**Exercise instructions:** The data below should be restated word for word, with every picture omitted.

**Data provided:**
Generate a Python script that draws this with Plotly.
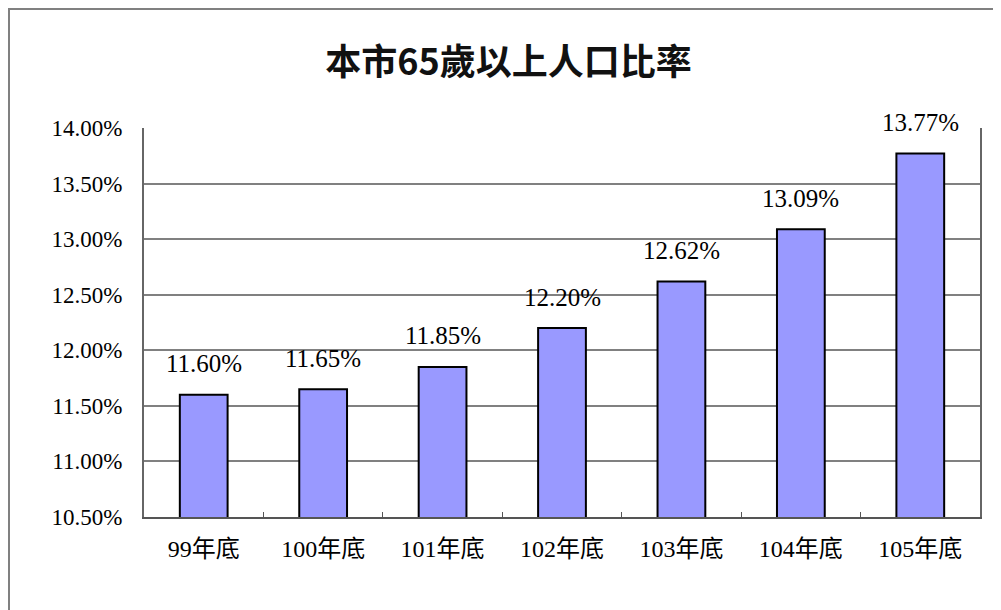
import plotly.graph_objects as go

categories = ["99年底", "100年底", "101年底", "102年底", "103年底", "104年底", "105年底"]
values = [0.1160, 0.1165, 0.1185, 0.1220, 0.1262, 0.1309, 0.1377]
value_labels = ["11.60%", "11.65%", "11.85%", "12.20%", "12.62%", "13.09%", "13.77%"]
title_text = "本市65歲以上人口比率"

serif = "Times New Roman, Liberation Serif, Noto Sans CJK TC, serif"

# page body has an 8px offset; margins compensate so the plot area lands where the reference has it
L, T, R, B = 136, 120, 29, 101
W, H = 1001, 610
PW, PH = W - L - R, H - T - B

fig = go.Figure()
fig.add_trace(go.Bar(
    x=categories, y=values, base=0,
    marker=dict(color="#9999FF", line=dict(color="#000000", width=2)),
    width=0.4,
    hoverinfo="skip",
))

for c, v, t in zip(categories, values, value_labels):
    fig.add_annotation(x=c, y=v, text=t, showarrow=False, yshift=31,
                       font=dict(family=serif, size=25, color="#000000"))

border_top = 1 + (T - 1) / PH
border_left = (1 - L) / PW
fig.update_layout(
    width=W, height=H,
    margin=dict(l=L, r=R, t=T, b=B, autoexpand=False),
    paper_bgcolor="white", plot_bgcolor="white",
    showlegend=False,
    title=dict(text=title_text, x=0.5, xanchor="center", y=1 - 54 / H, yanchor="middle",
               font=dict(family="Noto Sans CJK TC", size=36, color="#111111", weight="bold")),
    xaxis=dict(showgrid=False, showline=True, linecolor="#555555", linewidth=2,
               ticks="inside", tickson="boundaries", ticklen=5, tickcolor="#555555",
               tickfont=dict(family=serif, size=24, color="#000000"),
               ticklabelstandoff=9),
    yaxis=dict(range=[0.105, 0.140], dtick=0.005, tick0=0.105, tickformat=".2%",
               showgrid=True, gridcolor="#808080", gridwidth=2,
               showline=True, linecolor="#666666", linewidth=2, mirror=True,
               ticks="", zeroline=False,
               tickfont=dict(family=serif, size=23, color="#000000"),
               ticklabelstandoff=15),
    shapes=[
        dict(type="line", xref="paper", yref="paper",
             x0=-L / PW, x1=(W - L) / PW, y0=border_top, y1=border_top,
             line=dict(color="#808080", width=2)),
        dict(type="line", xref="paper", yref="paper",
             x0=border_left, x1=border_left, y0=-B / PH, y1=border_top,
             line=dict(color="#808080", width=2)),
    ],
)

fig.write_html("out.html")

**Worked solution:**
Generate a Python script that draws this with Plotly.
import plotly.graph_objects as go

categories = ["99年底", "100年底", "101年底", "102年底", "103年底", "104年底", "105年底"]
values = [0.1160, 0.1165, 0.1185, 0.1220, 0.1262, 0.1309, 0.1377]
value_labels = ["11.60%", "11.65%", "11.85%", "12.20%", "12.62%", "13.09%", "13.77%"]
title_text = "本市65歲以上人口比率"

serif = "Times New Roman, Liberation Serif, Noto Sans CJK TC, serif"

# page body has an 8px offset; margins compensate so the plot area lands where the reference has it
L, T, R, B = 136, 120, 29, 101
W, H = 1001, 610
PW, PH = W - L - R, H - T - B

fig = go.Figure()
fig.add_trace(go.Bar(
    x=categories, y=values, base=0,
    marker=dict(color="#9999FF", line=dict(color="#000000", width=2)),
    width=0.4,
    hoverinfo="skip",
))

for c, v, t in zip(categories, values, value_labels):
    fig.add_annotation(x=c, y=v, text=t, showarrow=False, yshift=31,
                       font=dict(family=serif, size=25, color="#000000"))

border_top = 1 + (T - 1) / PH
border_left = (1 - L) / PW
fig.update_layout(
    width=W, height=H,
    margin=dict(l=L, r=R, t=T, b=B, autoexpand=False),
    paper_bgcolor="white", plot_bgcolor="white",
    showlegend=False,
    title=dict(text=title_text, x=0.5, xanchor="center", y=1 - 54 / H, yanchor="middle",
               font=dict(family="Noto Sans CJK TC", size=36, color="#111111", weight="bold")),
    xaxis=dict(showgrid=False, showline=True, linecolor="#555555", linewidth=2,
               ticks="inside", tickson="boundaries", ticklen=5, tickcolor="#555555",
               tickfont=dict(family=serif, size=24, color="#000000"),
               ticklabelstandoff=9),
    yaxis=dict(range=[0.105, 0.140], dtick=0.005, tick0=0.105, tickformat=".2%",
               showgrid=True, gridcolor="#808080", gridwidth=2,
               showline=True, linecolor="#666666", linewidth=2, mirror=True,
               ticks="", zeroline=False,
               tickfont=dict(family=serif, size=23, color="#000000"),
               ticklabelstandoff=15),
    shapes=[
        dict(type="line", xref="paper", yref="paper",
             x0=-L / PW, x1=(W - L) / PW, y0=border_top, y1=border_top,
             line=dict(color="#808080", width=2)),
        dict(type="line", xref="paper", yref="paper",
             x0=border_left, x1=border_left, y0=-B / PH, y1=border_top,
             line=dict(color="#808080", width=2)),
    ],
)

fig.write_html("out.html")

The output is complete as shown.